Here is a question, which will not be welcomed by some, but one which I think needs consideration and discussion: is it necessary to rebuild all of Port au Prince? There has already been open discussion among Haitian leadership about whether the capital of the country should be located right on such a massive, earthquake prone fault line. Another question should be whether so many people should live there.
Haiti is one of the most blatant examples in the western hemisphere of a failed state and a failed economy. If all the buildings could magically be replaced overnight and all the people put back in them, Port au Prince would still be a place of dramatic poverty where people search daily for basic necessities. The best built housing in the world cannot be maintained to any standard by people too poor to pay for health care and food. The level of poverty in Haiti makes some of the poorest parts of America look well off.

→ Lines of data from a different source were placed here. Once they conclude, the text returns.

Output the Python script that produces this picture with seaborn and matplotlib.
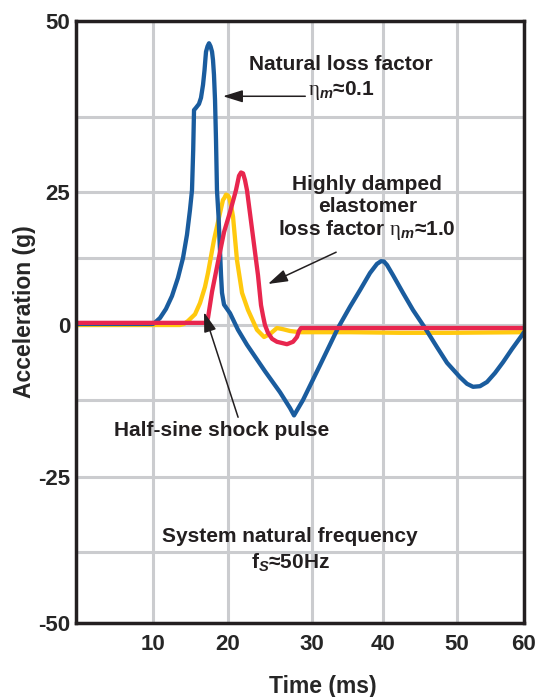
import numpy as np
import pandas as pd
import matplotlib
matplotlib.use("Agg")
import matplotlib.pyplot as plt
import seaborn as sns

# time (ms) / acceleration (g)
blue_t = [0, 10, 10.3, 10.93, 11.73, 12.53, 13.33, 14.0, 14.53, 14.93, 15.2, 15.36, 15.47,
          15.73, 16.13, 16.4, 16.67, 16.87, 17.0, 17.07, 17.27, 17.47, 17.67, 17.87, 18.0,
          18.13, 18.27, 18.4, 18.53, 18.73, 18.93, 19.07, 19.2, 19.47, 19.87, 20.24, 21.19,
          22.26, 23.33, 24.4, 26.19, 27.38, 27.86, 28.93, 31.13, 33.66, 35.35, 36.76, 38.17,
          39.15, 39.72, 40.12, 40.54, 41.35, 42.7, 44.05, 45.68, 47.3, 48.65, 50.45, 51.49,
          52.39, 53.43, 54.48, 55.67, 56.87, 58.21, 59.7, 60]
blue_g = [0.2, 0.2, 0.5, 1.3, 3.0, 5.4, 8.8, 12.5, 16.9, 21.6, 25.3, 32.0, 38.4,
          38.7, 39.2, 40.0, 41.7, 43.6, 45.2, 46.0, 46.7, 47.1, 46.7, 46.0, 44.9,
          43.0, 39.7, 33.7, 25.3, 20.6, 14.0, 9.3, 6.0, 3.8, 3.0, 2.2, -0.8,
          -3.3, -5.5, -7.7, -11.2, -13.8, -15.0, -12.5, -6.7, -0.5, 3.4, 6.5, 9.7,
          11.4, 11.9, 11.85, 11.2, 9.3, 6.0, 2.8, -0.5, -3.7, -6.3, -8.7, -9.8,
          -10.3, -10.2, -9.5, -8.0, -6.2, -4.0, -1.7, -1.2]

red_t = [0, 17.07, 17.33, 17.87, 18.67, 19.47, 20.24, 20.95, 21.31, 21.55, 21.79, 22.02, 22.26,
         22.98, 23.57, 23.93, 24.17, 24.4, 24.76, 25.24, 25.83, 27.02, 27.74, 28.21, 28.45,
         28.69, 60]
red_g = [0.4, 0.4, 1.3, 6.2, 11.8, 17.4, 21.2, 25.3, 27.7, 28.25, 28.1, 27.0, 25.3,
         16.5, 9.3, 3.7, 1.7, 0.0, -1.3, -2.3, -2.8, -3.2, -2.8, -2.0, -1.0,
         -0.5, -0.5]

yellow_t = [0, 13.6, 14.13, 14.67, 15.6, 16.27, 16.93, 17.33, 18.13, 18.93, 19.33, 19.53, 19.73,
            19.93, 20.12, 20.36, 20.6, 21.07, 21.67, 22.38, 23.45, 24.29, 25.0, 25.83, 26.55,
            27.38, 28.57, 35.35, 42.3, 49.05, 60]
yellow_g = [0.0, 0.0, 0.2, 0.75, 2.0, 4.1, 7.1, 9.7, 15.9, 21.0, 23.5, 23.9, 24.5,
            24.4, 24.05, 22.5, 20.3, 12.1, 6.0, 2.8, -0.8, -2.0, -1.5, -0.5, -0.7,
            -1.0, -1.2, -1.2, -1.3, -1.3, -1.2]

x_ticks = [10, 20, 30, 40, 50, 60]
y_ticks = [-50, -25, 0, 25, 50]
y_minor = [-37.5, -12.5, 12.5, 37.5]

# the drawing's axes are not evenly spaced: grid value -> position knots
x_knots = [0, 10, 20, 30, 40, 50, 60]
x_pos = [0, 77, 152, 236, 307, 381, 448]
y_knots = [-50, -37.5, -25, -12.5, 0, 12.5, 25, 37.5, 50]
y_pos = [0, 71, 146, 223, 298, 365, 431, 506, 602]


def piecewise(src, dst):
    src = np.asarray(src, float)
    dst = np.asarray(dst, float)
    lo = (dst[1] - dst[0]) / (src[1] - src[0])
    hi = (dst[-1] - dst[-2]) / (src[-1] - src[-2])

    def f(v):
        v = np.asarray(v, float)
        out = np.interp(v, src, dst)
        out = np.where(v < src[0], dst[0] + (v - src[0]) * lo, out)
        out = np.where(v > src[-1], dst[-1] + (v - src[-1]) * hi, out)
        return out
    return f


sns.set_style("white")
plt.rcParams["font.family"] = ["Liberation Sans", "DejaVu Sans"]
plt.rcParams["font.weight"] = "bold"
plt.rcParams["mathtext.fontset"] = "custom"
plt.rcParams["mathtext.rm"] = "Liberation Serif:regular"
plt.rcParams["mathtext.it"] = "Liberation Sans:italic:bold"
plt.rcParams["mathtext.bf"] = "Liberation Sans:bold"

fig = plt.figure(figsize=(5.38, 6.97), dpi=100)
ax = fig.add_axes([76 / 538, 74 / 697, 448 / 538, 602 / 697])

ax.set_xscale("function", functions=(piecewise(x_knots, x_pos), piecewise(x_pos, x_knots)))
ax.set_yscale("function", functions=(piecewise(y_knots, y_pos), piecewise(y_pos, y_knots)))

lw = 3.1
df_y = pd.DataFrame({"t": yellow_t, "g": yellow_g})
df_b = pd.DataFrame({"t": blue_t, "g": blue_g})
df_r = pd.DataFrame({"t": red_t, "g": red_g})
sns.lineplot(data=df_y, x="t", y="g", color="#ffc90e", lw=lw, estimator=None, ax=ax, zorder=3)
sns.lineplot(data=df_b, x="t", y="g", color="#1a5c9e", lw=lw, estimator=None, ax=ax, zorder=4)
sns.lineplot(data=df_r, x="t", y="g", color="#e8264e", lw=lw, estimator=None, ax=ax, zorder=5)

ax.set_xlim(0, 60)
ax.set_ylim(-50, 50)
ax.set_xticks(x_ticks)
ax.set_xticklabels([str(v) for v in x_ticks])
ax.set_yticks(y_ticks)
ax.set_yticklabels([str(v) for v in y_ticks])
ax.set_yticks(y_minor, minor=True)
ax.set_xticks([], minor=True)
ax.grid(True, which="both", color="#cbcccf", lw=2.2, zorder=0)
ax.set_axisbelow(True)
ax.tick_params(which="both", length=0)
ax.tick_params(axis="y", labelsize=16, pad=4)
ax.tick_params(axis="x", labelsize=16, pad=8)
for sp in ax.spines.values():
    sp.set_visible(True)
    sp.set_color("#231f20")
    sp.set_linewidth(2.5)
    sp.set_zorder(6)

ax.set_xlabel("Time (ms)", fontsize=16.5, fontweight="bold", va="center")
ax.xaxis.set_label_coords(0.551, -0.1047)
ax.set_ylabel("Acceleration (g)", fontsize=16.5, fontweight="bold", va="center")
ax.yaxis.set_label_coords(-0.115, 0.517)

txt = dict(fontsize=15, fontweight="bold", color="#231f20", transform=ax.transAxes)
ax.text(0.592, 0.927, "Natural loss factor", ha="center", va="center", **txt)
ax.text(0.518, 0.884, r"$\mathrm{η}_{\mathit{m}}$≈0.1", ha="left", va="center", **txt)
ax.text(0.650, 0.688, "Highly damped\nelastomer\n" + r"loss factor $\mathrm{η}_{\mathit{m}}$≈1.0",
        ha="center", va="center", linespacing=1.15, **txt)
ax.text(0.324, 0.319, "Half-sine shock pulse", ha="center", va="center", **txt)
ax.text(0.478, 0.1445, "System natural frequency", ha="center", va="center", **txt)
ax.text(0.478, 0.0997, r"f$_{\mathit{S}}$≈50Hz", ha="center", va="center", **txt)

arrow = dict(arrowstyle="-|>,head_length=0.8,head_width=0.25", color="#231f20", lw=1.1,
             mutation_scale=15, shrinkA=0, shrinkB=0)
ax.annotate("", xy=(19.33, 40.2), xytext=(29.2, 40.2), arrowprops=arrow, zorder=7)
ax.annotate("", xy=(24.76, 7.65), xytext=(33.4, 13.6), arrowprops=arrow, zorder=7)
ax.annotate("", xy=(16.8, 2.4), xytext=(21.2, -15.3), arrowprops=arrow, zorder=7)

fig.savefig("out.png", dpi=100)
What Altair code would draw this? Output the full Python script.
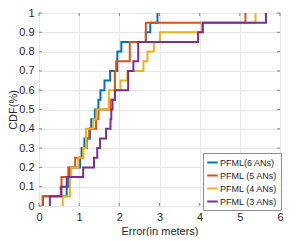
import altair as alt
import pandas as pd

series_names = ["PFML(6 ANs)", "PFML (5 ANs)", "PFML (4 ANs)", "PFML (3 ANs)"]
colors = ["#0072BD", "#D95319", "#EDB120", "#7E2F8E"]

err_6 = [0.10, 0.69, 0.73, 0.77, 1.02, 1.06, 1.13, 1.27, 1.30, 1.39,
         1.48, 1.53, 1.63, 1.77, 1.95, 1.95, 2.05, 2.66, 2.77, 2.95]
err_5 = [0.09, 0.54, 0.56, 0.73, 0.90, 1.10, 1.19, 1.25, 1.42, 1.48,
         1.78, 1.89, 1.89, 1.89, 1.92, 2.26, 2.26, 2.66, 2.66, 5.14]
err_4 = [0.59, 0.77, 0.77, 0.80, 0.98, 1.10, 1.17, 1.17, 1.35, 1.43,
         1.74, 1.74, 2.03, 2.20, 2.60, 2.70, 2.86, 3.01, 4.05, 5.39]
err_3 = [0.27, 0.56, 0.69, 1.10, 1.37, 1.45, 1.52, 1.67, 1.78, 1.80,
         1.83, 1.89, 2.22, 2.22, 2.35, 2.47, 2.47, 3.96, 4.08, 5.65]

x_ticks = [0, 1, 2, 3, 4, 5, 6]
y_ticks = [0, 0.1, 0.2, 0.3, 0.4, 0.5, 0.6, 0.7, 0.8, 0.9, 1.0]

rows = []
for name, vals in zip(series_names, [err_6, err_5, err_4, err_3]):
    n = len(vals)
    rows.append({"series": name, "err": vals[0], "cdf": 0.0, "k": 0})
    for i, v in enumerate(vals):
        rows.append({"series": name, "err": v, "cdf": (i + 1) / n, "k": i + 1})
df = pd.DataFrame(rows)

W, H = 241, 193
XT = "Error(in meters)"
YT = "CDF(%)"
TXT = "#262626"
font = "Liberation Sans"

xscale = alt.Scale(domain=[0, 6], nice=False)
yscale = alt.Scale(domain=[0, 1], nice=False)

xaxis = alt.Axis(values=x_ticks, format="~g", labelOverlap=False, labelFlush=False,
                 grid=True, gridColor="#e6e6e6", domain=False, ticks=False,
                 labelFont=font, labelFontSize=11, labelColor=TXT,
                 labelPadding=5, titleFont=font, titleFontSize=11,
                 titleFontWeight="normal", titleColor=TXT, titlePadding=3)
yaxis = alt.Axis(values=y_ticks, format="~g", labelOverlap=False, labelFlush=False,
                 grid=True, gridColor="#e6e6e6", domain=False, ticks=False,
                 labelFont=font, labelFontSize=11, labelColor=TXT,
                 labelPadding=5, titleFont=font, titleFontSize=11,
                 titleFontWeight="normal", titleColor=TXT, titlePadding=0)

lines = alt.Chart(df).mark_line(interpolate="step-after", strokeWidth=2).encode(
    x=alt.X("err:Q", scale=xscale, title=XT, axis=xaxis),
    y=alt.Y("cdf:Q", scale=yscale, title=YT, axis=yaxis),
    color=alt.Color("series:N", scale=alt.Scale(domain=series_names, range=colors),
                    legend=alt.Legend(title=None, orient="none", legendX=164, legendY=140,
                                      symbolType="stroke", symbolStrokeWidth=2, symbolSize=110,
                                      labelFont=font, labelFontSize=9,
                                      labelColor=TXT, rowPadding=1, labelOffset=1,
                                      padding=3, strokeColor="#8c8c8c", fillColor="white",
                                      symbolOffset=0)),
    order=alt.Order("k:Q"),
    detail="series:N",
)

xt = pd.DataFrame({"err": x_ticks})
yt = pd.DataFrame({"cdf": y_ticks})
tick_color = "#555555"
xt_bottom = alt.Chart(xt).mark_tick(size=3, thickness=1, color=tick_color, orient="vertical").encode(
    x=alt.X("err:Q", scale=xscale, title=XT, axis=xaxis), y=alt.value(H - 1.5))
xt_top = alt.Chart(xt).mark_tick(size=3, thickness=1, color=tick_color, orient="vertical").encode(
    x=alt.X("err:Q", scale=xscale, title=XT, axis=xaxis), y=alt.value(1.5))
yt_left = alt.Chart(yt).mark_tick(size=3, thickness=1, color=tick_color, orient="horizontal").encode(
    y=alt.Y("cdf:Q", scale=yscale, title=YT, axis=yaxis), x=alt.value(1.5))
yt_right = alt.Chart(yt).mark_tick(size=3, thickness=1, color=tick_color, orient="horizontal").encode(
    y=alt.Y("cdf:Q", scale=yscale, title=YT, axis=yaxis), x=alt.value(W - 1.5))

chart = alt.layer(xt_bottom, xt_top, yt_left, yt_right, lines).properties(
    width=W, height=H,
    padding={"left": 31, "top": 5, "right": 10, "bottom": 30},
    autosize=alt.AutoSizeParams(type="none"),
).configure_view(stroke="#8c8c8c", strokeWidth=1)

chart.save("out.html", embed_options={"renderer": "svg", "actions": False})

Even before the devastation of the earthquake, if you had made an announcement that people would be permitted to leave Haiti, you’d have a million signing up before the day was out. Those Haitians who have managed to gain legal status in the US have created a lifeline to Haiti of financial and other support and probably fifty per cent or more of the population would like to join them here.
Migration is an ordinary part of world history. Since the beginning of humans on the planet, people have left where they once lived to find a better, safer place. Even the so called “native Americans”, the Indian population, is believed to have migrated to North America ten thousand years ago from Asia. The whole history of the world, on every continent, involves the story of migration, its benefits and conflicts. We now have large barriers to such changes, called nations. The richer nations, quite naturally, want to protect themselves from poverty and the problems of health and violence that go with it.
Haiti is, and will remain for many months, an international emergency zone. If this disaster were in a more developed country, the population would already be loading up on jumbo jets and legal provisions would have been made to accept them here.
Is there no place for some Haitians to go? The United States could likely take a hundred thousand without too much trouble. There are nations in central and South America where people with a strong work ethic and long history of not living in luxury might be welcomed.
Consider the cost of supporting a managed migration over the raw cost of, first, supporting that population in Port au Prince for months to come and then helping to pay for the rebuilding. The so called “world community” is now engaged in an effort that literally will take billions of dollars over the next five to ten years. All options should be considered to give Haitians a chance, and perhaps a choice, toward a better life.